_What the task requires_
Determine the number of lines holding the word "chart"; answer with that number only.

_Source material_
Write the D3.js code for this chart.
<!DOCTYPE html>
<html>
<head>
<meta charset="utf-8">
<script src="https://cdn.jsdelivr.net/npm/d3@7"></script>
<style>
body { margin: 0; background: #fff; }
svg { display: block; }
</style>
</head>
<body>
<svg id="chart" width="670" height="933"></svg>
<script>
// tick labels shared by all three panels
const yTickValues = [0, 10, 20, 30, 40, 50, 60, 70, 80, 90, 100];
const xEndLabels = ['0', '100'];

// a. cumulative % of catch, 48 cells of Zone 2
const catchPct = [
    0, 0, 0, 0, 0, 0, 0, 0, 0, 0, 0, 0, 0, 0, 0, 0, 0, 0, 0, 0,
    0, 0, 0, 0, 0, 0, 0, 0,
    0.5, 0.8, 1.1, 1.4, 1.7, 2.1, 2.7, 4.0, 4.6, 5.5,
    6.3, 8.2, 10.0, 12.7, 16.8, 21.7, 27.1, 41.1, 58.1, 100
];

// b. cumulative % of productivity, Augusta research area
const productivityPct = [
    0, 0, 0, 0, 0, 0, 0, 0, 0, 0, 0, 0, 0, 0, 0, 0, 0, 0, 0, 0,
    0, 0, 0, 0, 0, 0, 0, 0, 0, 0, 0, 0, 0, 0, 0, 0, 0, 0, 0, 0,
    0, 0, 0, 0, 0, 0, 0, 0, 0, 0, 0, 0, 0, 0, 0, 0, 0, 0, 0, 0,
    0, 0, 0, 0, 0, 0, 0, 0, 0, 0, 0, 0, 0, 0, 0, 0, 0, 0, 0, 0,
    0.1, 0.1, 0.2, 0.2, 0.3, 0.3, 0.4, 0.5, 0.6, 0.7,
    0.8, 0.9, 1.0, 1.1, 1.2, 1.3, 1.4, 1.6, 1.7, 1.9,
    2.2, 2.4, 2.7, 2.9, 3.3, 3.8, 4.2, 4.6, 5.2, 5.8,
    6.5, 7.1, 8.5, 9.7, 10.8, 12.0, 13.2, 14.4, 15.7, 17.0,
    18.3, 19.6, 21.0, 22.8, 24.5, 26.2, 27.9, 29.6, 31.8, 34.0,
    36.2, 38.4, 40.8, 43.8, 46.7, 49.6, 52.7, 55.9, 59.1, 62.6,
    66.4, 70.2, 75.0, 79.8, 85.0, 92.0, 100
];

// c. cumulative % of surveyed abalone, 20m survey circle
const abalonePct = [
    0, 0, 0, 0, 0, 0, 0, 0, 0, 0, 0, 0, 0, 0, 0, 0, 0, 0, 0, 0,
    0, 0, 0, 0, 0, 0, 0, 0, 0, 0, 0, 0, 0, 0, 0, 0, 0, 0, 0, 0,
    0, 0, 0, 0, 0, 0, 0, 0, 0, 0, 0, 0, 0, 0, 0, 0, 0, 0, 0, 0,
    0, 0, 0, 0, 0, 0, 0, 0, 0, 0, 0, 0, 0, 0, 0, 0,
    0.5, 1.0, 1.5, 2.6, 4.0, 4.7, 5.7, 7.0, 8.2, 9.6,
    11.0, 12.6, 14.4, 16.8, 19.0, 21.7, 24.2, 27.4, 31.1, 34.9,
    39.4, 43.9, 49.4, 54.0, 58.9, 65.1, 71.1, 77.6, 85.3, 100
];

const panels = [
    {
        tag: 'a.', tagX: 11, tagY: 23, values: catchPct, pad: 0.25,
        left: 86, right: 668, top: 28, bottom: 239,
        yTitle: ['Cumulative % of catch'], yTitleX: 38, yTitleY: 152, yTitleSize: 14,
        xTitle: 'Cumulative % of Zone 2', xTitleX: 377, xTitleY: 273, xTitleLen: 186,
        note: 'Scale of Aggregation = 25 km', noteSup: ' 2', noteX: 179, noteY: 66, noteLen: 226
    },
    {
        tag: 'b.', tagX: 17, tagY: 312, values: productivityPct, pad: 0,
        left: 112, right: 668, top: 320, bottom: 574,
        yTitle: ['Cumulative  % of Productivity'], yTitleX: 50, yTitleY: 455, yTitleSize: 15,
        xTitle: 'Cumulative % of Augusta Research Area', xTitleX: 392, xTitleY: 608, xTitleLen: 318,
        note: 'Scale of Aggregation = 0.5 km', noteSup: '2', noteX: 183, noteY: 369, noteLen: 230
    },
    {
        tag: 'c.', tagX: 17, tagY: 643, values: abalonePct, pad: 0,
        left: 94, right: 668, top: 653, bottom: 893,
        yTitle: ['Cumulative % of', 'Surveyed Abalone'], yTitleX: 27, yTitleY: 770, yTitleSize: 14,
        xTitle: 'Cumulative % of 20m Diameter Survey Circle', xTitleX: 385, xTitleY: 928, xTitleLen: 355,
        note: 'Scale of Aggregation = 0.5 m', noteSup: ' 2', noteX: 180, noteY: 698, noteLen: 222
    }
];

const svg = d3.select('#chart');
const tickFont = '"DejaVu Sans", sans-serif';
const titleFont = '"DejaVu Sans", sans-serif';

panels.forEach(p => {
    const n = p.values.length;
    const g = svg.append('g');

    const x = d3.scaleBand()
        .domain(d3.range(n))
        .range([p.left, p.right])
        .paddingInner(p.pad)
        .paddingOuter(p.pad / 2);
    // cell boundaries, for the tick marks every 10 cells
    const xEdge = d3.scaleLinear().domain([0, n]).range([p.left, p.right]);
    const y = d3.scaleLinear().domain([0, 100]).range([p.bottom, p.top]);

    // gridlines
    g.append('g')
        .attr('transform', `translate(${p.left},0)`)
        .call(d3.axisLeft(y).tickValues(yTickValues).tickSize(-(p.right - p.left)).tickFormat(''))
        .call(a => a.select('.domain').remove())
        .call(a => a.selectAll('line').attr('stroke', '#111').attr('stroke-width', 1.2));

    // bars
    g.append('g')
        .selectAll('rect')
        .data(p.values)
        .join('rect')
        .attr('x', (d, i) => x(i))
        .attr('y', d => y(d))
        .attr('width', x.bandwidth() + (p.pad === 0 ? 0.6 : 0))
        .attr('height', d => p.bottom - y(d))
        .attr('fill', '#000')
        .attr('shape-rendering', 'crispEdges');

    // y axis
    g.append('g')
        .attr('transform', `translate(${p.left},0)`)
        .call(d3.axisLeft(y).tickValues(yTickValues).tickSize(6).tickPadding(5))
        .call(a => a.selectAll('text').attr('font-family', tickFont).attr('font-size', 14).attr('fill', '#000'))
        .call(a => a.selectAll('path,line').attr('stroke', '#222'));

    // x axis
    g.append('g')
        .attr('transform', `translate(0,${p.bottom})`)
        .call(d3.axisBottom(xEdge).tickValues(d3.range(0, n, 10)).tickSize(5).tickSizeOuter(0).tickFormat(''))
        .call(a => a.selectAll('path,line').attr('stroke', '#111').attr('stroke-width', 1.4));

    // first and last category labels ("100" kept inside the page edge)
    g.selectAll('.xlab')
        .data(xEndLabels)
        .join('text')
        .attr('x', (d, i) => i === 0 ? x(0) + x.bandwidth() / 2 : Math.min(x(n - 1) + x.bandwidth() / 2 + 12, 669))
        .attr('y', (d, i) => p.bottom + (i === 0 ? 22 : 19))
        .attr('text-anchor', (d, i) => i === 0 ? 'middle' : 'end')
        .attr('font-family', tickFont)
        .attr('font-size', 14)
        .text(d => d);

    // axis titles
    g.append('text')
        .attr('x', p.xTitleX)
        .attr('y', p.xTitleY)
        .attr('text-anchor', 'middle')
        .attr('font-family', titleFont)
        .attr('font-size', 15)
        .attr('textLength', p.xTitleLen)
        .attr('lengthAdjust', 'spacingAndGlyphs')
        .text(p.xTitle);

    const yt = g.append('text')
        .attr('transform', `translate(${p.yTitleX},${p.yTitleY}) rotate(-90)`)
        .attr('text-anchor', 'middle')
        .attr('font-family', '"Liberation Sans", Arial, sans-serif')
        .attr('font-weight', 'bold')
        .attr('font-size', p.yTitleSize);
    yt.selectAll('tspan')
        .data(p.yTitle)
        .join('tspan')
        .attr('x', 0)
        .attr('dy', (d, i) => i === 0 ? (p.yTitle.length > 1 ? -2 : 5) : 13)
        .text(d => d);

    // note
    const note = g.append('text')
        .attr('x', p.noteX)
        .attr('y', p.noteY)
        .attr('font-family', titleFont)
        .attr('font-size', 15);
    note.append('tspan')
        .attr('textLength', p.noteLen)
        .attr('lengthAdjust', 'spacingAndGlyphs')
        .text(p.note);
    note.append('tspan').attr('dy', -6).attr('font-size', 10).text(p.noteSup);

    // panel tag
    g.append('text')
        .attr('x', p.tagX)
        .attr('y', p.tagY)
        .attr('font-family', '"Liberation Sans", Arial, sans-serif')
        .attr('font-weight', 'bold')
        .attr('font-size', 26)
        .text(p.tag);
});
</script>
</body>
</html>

_Solution_
3